Sleepless Night
Directed By:
Frédéric Jardin
Written By: Frédéric
Jardin and Olivier Douyère, from a scenario by Jardin and Nicolas Saada
Starring: Tomer
Sisley, Serge Riaboukine, Julien Boisselier, Joey Starr, Laurent Stocker, Birol
Ünel, and Lizzie Brocheré
Director of Photography: Tom Stern, Edited By: Marco Cavé
and Christophe Pinel, Production Design: Hubert Pouille, Original Music: Nicolas
Errèra
The
pounding rhythms of the club in Sleepless
Night form a mix tape of styles through the narrative of this French
thriller by newcomer Frédéric Jardin. While the film takes place in reality
with high situation stakes, the film moves from room to room and presents what
feels like an entirely different world, each with its own ecosystem and rules.
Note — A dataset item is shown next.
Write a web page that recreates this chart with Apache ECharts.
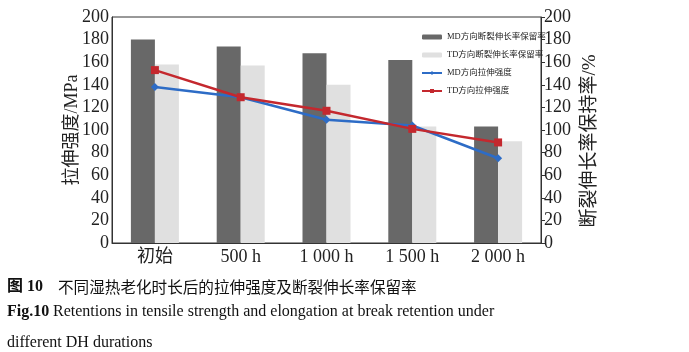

Yet all are held together by the music that echoes throughout.
The
comparisons some critics have made to Die
Hard for Sleepless Night are not
far off, as the film presents an intense, non-stop thrill ride about one man’s
insane attempts to rescued his son from gang leaders. Jardin’s film begins with
a murder and ends in blood. Like the recently lauded The Raid (though not in these corners), Sleepless Night is low in ambitions but high in execution. It’s a
genre piece done right, never too distracting with its narrative, but always
fascinating in it’s visual set pieces.
The
film begins at daybreak with two men stalking and combating another vehicle,
murdering the men inside and stealing the large bags of cocaine in the trunk.
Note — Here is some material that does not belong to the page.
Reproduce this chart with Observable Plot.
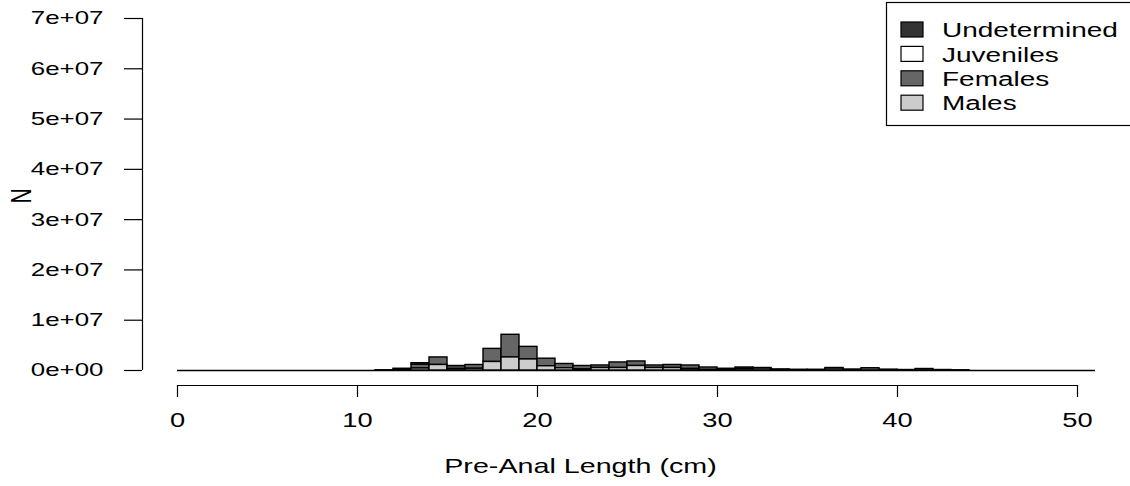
<!DOCTYPE html>
<html>
<head>
<meta charset="utf-8">
<script src="https://cdn.jsdelivr.net/npm/d3@7"></script>
<script src="https://cdn.jsdelivr.net/npm/@observablehq/plot@0.6"></script>
<style>
  body { margin: 0; background: #fff; }
  #wrap { width: 1130px; height: 486px; overflow: hidden; }
</style>
</head>
<body>
<div id="wrap"></div>
<script>
// ---- data (values in millions of individuals, 1 cm bins; left edge of bin) ----
const groups = ["Undetermined", "Juveniles", "Females", "Males"];
const groupFills = ["#333333", "#ffffff", "#666666", "#cccccc"];
const stackOrder = ["Males", "Females", "Juveniles", "Undetermined"];
const binWidth = 1;
const histExtent = [0, 51];
const lengths      = [11, 12, 13, 14, 15, 16, 17, 18, 19, 20, 21, 22, 23, 24, 25, 26, 27, 28, 29, 30, 31, 32, 33, 34, 35, 36, 37, 38, 39, 40, 41, 42, 43];
const males        = [0, 0, 0.4, 1.1, 0.3, 0.35, 1.7, 2.6, 2.2, 0.85, 0.45, 0.2, 0.5, 0.5, 0.9, 0.5, 0.5, 0.3, 0.1, 0, 0.3, 0, 0, 0, 0, 0, 0, 0, 0.1, 0, 0, 0, 0.05];
const females      = [0, 0.15, 0.75, 1.5, 0.55, 0.75, 2.6, 4.5, 2.5, 1.5, 0.85, 0.7, 0.5, 1.1, 0.9, 0.5, 0.6, 0.7, 0.5, 0.25, 0.3, 0.4, 0.15, 0.15, 0.15, 0.4, 0.2, 0.45, 0.05, 0.1, 0.3, 0.1, 0];
const juveniles    = [0, 0, 0.3, 0, 0, 0, 0, 0, 0, 0, 0, 0, 0, 0, 0, 0, 0, 0, 0, 0, 0, 0, 0, 0, 0, 0, 0, 0, 0, 0, 0, 0, 0];
const undetermined = [0.05, 0.2, 0, 0, 0.05, 0, 0, 0, 0, 0, 0, 0, 0, 0, 0, 0, 0, 0, 0, 0.1, 0, 0.1, 0.05, 0, 0, 0.1, 0, 0, 0, 0, 0, 0, 0];
const xTicks = [0, 10, 20, 30, 40, 50];
const xTickLabels = ["0", "10", "20", "30", "40", "50"];
const yTicks = [0, 1e7, 2e7, 3e7, 4e7, 5e7, 6e7, 7e7];
const yTickLabels = ["0e+00", "1e+07", "2e+07", "3e+07", "4e+07", "5e+07", "6e+07", "7e+07"];
const xLabel = "Pre-Anal Length (cm)";
const yLabel = "N";

// ---- build long table ----
const series = {Undetermined: undetermined, Juveniles: juveniles, Females: females, Males: males};
const table = [];
lengths.forEach((lo, i) => {
  for (const g of groups) {
    const v = series[g][i];
    if (v > 0) table.push({lo, hi: lo + binWidth, group: g, n: v * 1e6});
  }
});

const font = "'Liberation Sans', Arial, Helvetica, sans-serif";
const chart = Plot.plot({
  width: 1130,
  height: 486,
  marginLeft: 177,
  marginRight: 35,
  marginTop: 18,
  marginBottom: 116,
  style: {fontFamily: font, fontSize: "18.5px", color: "#000", background: "#fff"},
  x: {domain: histExtent},
  y: {domain: [yTicks[0], yTicks[yTicks.length - 1]]},
  color: {domain: groups, range: groupFills},
  marks: [
    Plot.ruleY([0], {x1: histExtent[0], x2: histExtent[1], stroke: "#000", strokeWidth: 1.5}),
    Plot.rectY(table, {x1: "lo", x2: "hi", y: "n", fill: "group", order: stackOrder, stroke: "#000", strokeWidth: 1.4}),
    Plot.ruleX([0], {y1: yTicks[0], y2: yTicks[yTicks.length - 1], dx: -35, stroke: "#000", strokeWidth: 1.2}),
    Plot.axisY({ticks: yTicks, tickSize: 18, tickPadding: 21, dx: -35, tickFormat: d => yTickLabels[yTicks.indexOf(d)], label: null, strokeWidth: 1.2}),
    Plot.ruleY([0], {x1: xTicks[0], x2: xTicks[xTicks.length - 1], dy: 15, stroke: "#000", strokeWidth: 1.2}),
    Plot.axisX({ticks: xTicks, tickSize: 12, tickPadding: 16, dy: 15, tickFormat: d => xTickLabels[xTicks.indexOf(d)], label: null, strokeWidth: 1.2, fontSize: 19.5}),
    Plot.text([yLabel], {frameAnchor: "left", dx: -156, dy: 9, rotate: -90, fontSize: 21, text: d => d}),
    Plot.text([xLabel], {frameAnchor: "bottom", dx: -56, dy: 102, fontSize: 20.5, text: d => d})
  ]
});

// ---- legend box (top right) ----
const svg = d3.select(chart);
const lg = svg.append("g").attr("font-family", font).attr("text-anchor", "start");
lg.append("rect").attr("x", 886.5).attr("y", 2.5).attr("width", 300).attr("height", 123)
  .attr("fill", "#fff").attr("stroke", "#000").attr("stroke-width", 1.2);
groups.forEach((g, i) => {
  lg.append("rect").attr("x", 901).attr("y", 22 + i * 24.4).attr("width", 22).attr("height", 15)
    .attr("fill", groupFills[i]).attr("stroke", "#000").attr("stroke-width", 1.2);
  lg.append("text").attr("x", 942).attr("y", 37.3 + i * 24.4).attr("font-size", 20)
    .attr("text-anchor", "start").attr("fill", "#000").text(g);
});

// ---- horizontal stretch of text, as in the reference ----
const sx = 1.4;
svg.selectAll("text").each(function () {
  const t = this.getAttribute("transform") || "";
  if (/rotate\(/.test(t)) {
    this.setAttribute("transform", t.replace("rotate(", `scale(${sx},1) rotate(`));
  } else if (this.hasAttribute("x")) {
    const x = +this.getAttribute("x");
    this.setAttribute("transform", `${t} translate(${x},0) scale(${sx},1) translate(${-x},0)`);
  } else {
    this.setAttribute("transform", `${t} scale(${sx},1)`);
  }
});

document.getElementById("wrap").appendChild(chart);
</script>
</body>
</html>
But soon enough, we realize these guys are also cops, and one of them is our
protagonist, Vincent (Tomer Sisley). After some clichéd dialogue (Vincent’s kid
doesn’t like him, his ex-wife nags at him), the film gets an adrenaline shot to
the chest when we realize Vincent’s son has been taken, and the gangsters are
willing to trade his life for the bags of cocaine.
Sleepless
Night skips what usually would have been two acts of character building,
seeing Vincent’s fall from grace, to get us right to the action. Things don’t
go as planned: the coke is hidden and then goes missing; there are a couple
undercover agents on Vincent’s tail, and there are rival gangsters and double
crossers admits. Jardin treats this all without winking, or trying to form a
minimalist thriller type in the way of Drive.
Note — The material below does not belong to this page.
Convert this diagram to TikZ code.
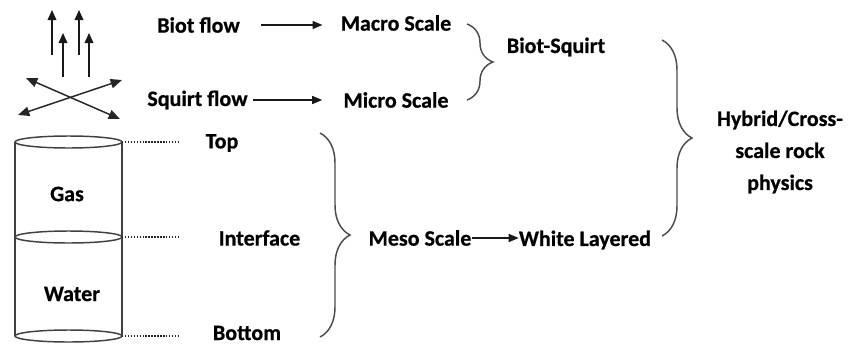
\documentclass[tikz,border=0pt]{standalone}
\usepackage{fontspec}
\setmainfont{Carlito}[BoldFeatures={FakeBold=0.6}]
\usetikzlibrary{arrows.meta,decorations.pathreplacing}
\begin{document}
\begin{tikzpicture}[x=0.75pt,y=-0.75pt,
  lbl/.style={font=\fontsize{16.5}{24}\selectfont\bfseries, text=black, inner sep=0pt},
  arr/.style={draw=black!90, line width=1.1pt, -{Triangle[length=7.5pt,width=6pt]}},
  uparr/.style={draw=black!90, line width=1.1pt, -{Triangle[length=7.5pt,width=6.5pt]}},
  dblarr/.style={draw=black!85, line width=1.1pt, {Triangle[length=8.5pt,width=7pt]}-{Triangle[length=8.5pt,width=7pt]}},
  brc/.style={draw=black!70, line width=1.1pt, decorate, decoration={brace, amplitude=#1}},
  brc/.default=22.5pt,
  cyl/.style={draw=black!75, line width=1.1pt},
  dots/.style={draw=black!85, line width=1.3pt, dash pattern=on 1.1pt off 1.1pt}]
\useasboundingbox (0,0) rectangle (850,347);

% flow sketches: upward arrows and crossing double arrows
\draw[uparr] (52,55) -- (52,10);
\draw[uparr] (79,55) -- (79,10);
\draw[uparr] (63,77) -- (63,33);
\draw[uparr] (89,77) -- (89,33);
\draw[dblarr] (26,78) -- (120,119);
\draw[dblarr] (18,115) -- (122,80);

% gas/water cylinder
\draw[cyl] (15,142) -- (15,336);
\draw[cyl] (122,142) -- (122,336);
\draw[cyl] (68.5,142) ellipse [x radius=40.1pt, y radius=4.5pt];
\draw[cyl] (68.5,237) ellipse [x radius=40.1pt, y radius=4.5pt];
\draw[cyl] (68.5,336) ellipse [x radius=40.1pt, y radius=4.5pt];
\node[lbl] (gas) at (67,194) {Gas};
\node[lbl] (water) at (72,294) {Water};

% labels
\node[lbl] (biot) at (198.5,25) {Biot flow};
\node[lbl] (squirt) at (197.5,100) {Squirt flow};
\node[lbl] (macro) at (396,23) {Macro Scale};
\node[lbl] (micro) at (396,100) {Micro Scale};
\node[lbl] (bsq) at (556,47) {Biot-Squirt};
\node[lbl] (top) at (222,143) {Top};
\node[lbl] (intf) at (259.5,238) {Interface};
\node[lbl] (bot) at (247,333) {Bottom};
\node[lbl] (meso) at (420,238) {Meso Scale};
\node[lbl] (white) at (585,240) {White Layered};
\node[lbl, align=center] (hyb) at (780,152) {Hybrid/Cross-\\scale rock\\physics};

% dotted leaders from the cylinder levels
\coordinate (cT) at (122,142);
\coordinate (cI) at (122,237);
\coordinate (cB) at (122,336);
\coordinate (dT) at (180,142);
\coordinate (dI) at (180,237);
\coordinate (dB) at (180,336);
\draw[dots] (cT) -- (dT);
\draw[dots] (cI) -- (dI);
\draw[dots] (cB) -- (dB);

% arrows
\draw[arr] ([xshift=15.75pt]biot.east) -- ([xshift=-13.5pt]biot.east -| macro.west);
\draw[arr] ([xshift=3.75pt]squirt.east) -- ([xshift=-15.75pt]squirt.east -| micro.west);
\draw[arr] (meso.east) -- (meso.east -| white.west);

% braces
\coordinate (s1) at (467,24);
\coordinate (s2) at (467,100);
\draw[brc=19.5pt] (s1) -- (s2);
\coordinate (m1) at (320,133);
\coordinate (m2) at (320,337);
\draw[brc] (m1) -- (m2);
\coordinate (h1) at (662,40);
\coordinate (h2) at (662,236);
\draw[brc] (h1) -- (h2);
\end{tikzpicture}
\end{document}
He simply lays it out as his map and then goes straightforward. But he brings visual
wit and constant redirection throughout.
Unlike the constant thundering
noise of The Raid, Jardin is able to
play a string of notes here, most evident in the visual design of the club,
each room with its own style and atmosphere. Along with director of photography
Tom Stern (who has shot Clint Eastwood’s films for the last decade) he creates
what seems almost like a fun house: there’s the epic dance night floor, the fancy
garishly-yellow restaurant, the pure white kitchen (that doesn’t remain white
during the film’s knockout fight sequence), and many more.
Sleepless
Night doesn’t offer much in terms of character; Vincent isn’t particularly
charming or much of a good guy, but we believe in his cause to stick with him
(though his most likeable moment is when he stops a could-be-rapist with casual
annoyance by chance). And by the end it comes together a little too
conveniently. But Jardin certainly makes the film succeed while watching it.
It’s not just constant gunshots and fists. It’s a lot of silence and waiting,
as the director builds something akin to a high-tense Hitchcock. Of course, the
pervading sense of guilt or evil was of course denied by the bouncer.